(All Album Reviews by olias)
The Italian band Osanna released four albums for the Fonit label in the early ‘70’s, of which Palepoli is widely regarded as their masterpiece. Comprised of two epic-length tracks separated by a brief interlude, Palepoli lies firmly in the “dark & Gothic” camp of Italian prog, albeit generally not as heavy as Museo Rosenbach or as sinister as Il Balletto di Bronzo. The two long pieces, “Oro Caldo” and “Animale Senza Respiro” are not especially cohesive, and could easily have been arranged as suites instead of single tracks.
The one truly upbeat section on the album is found in the opening moments of “Oro Caldo”, taking the form of a rousing vocal chorale in the traditional style of Naples (Osanna’s native city), backed by propulsive rock music. After that, it’s a fairly melancholy affair throughout, with enough dirge-like mellotron and tasteful flute embellishment to be of interest to fans of early King Crimson or Genesis. Anyone expecting pastoral Italian prog a la Celeste, though, will be rudely awakened by the many jarring, agitated segments which punctuate the gloom. In these moments, Osanna tends to bear a stylistic resemblance to Van der Graaf Generator, due to their off-kilter rhythms and the presence of Elia D’Anna’s somewhat chaotic but impassioned saxophone. It’s also worth noting that, atypical of most major Italian bands (including the “Big 3” of PFM, Banco, and Le Orme), electric guitar plays a prominent role in Osanna, courtesy of Danilo Rustici (who handles lead vocals and organ as well).

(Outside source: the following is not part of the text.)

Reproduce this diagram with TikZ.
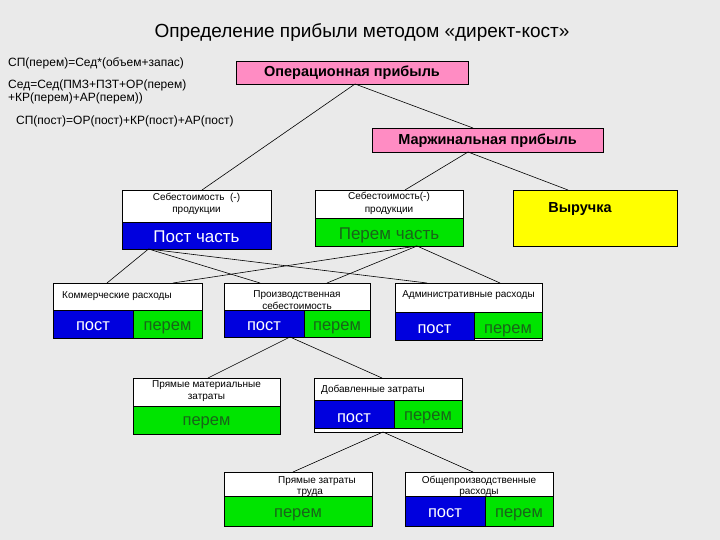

Bottom line, Palepoli is an enjoyable disc with few notable weaknesses. While perhaps not an essential Italian purchase, it’s well worth investigating for fans of heavy, dramatic symphonic prog a la King Crimson’s debut or Banco’s Darwin, so long as they are receptive to some abrupt shifts and a touch of the agitation and swirling cacophony of early VdGG.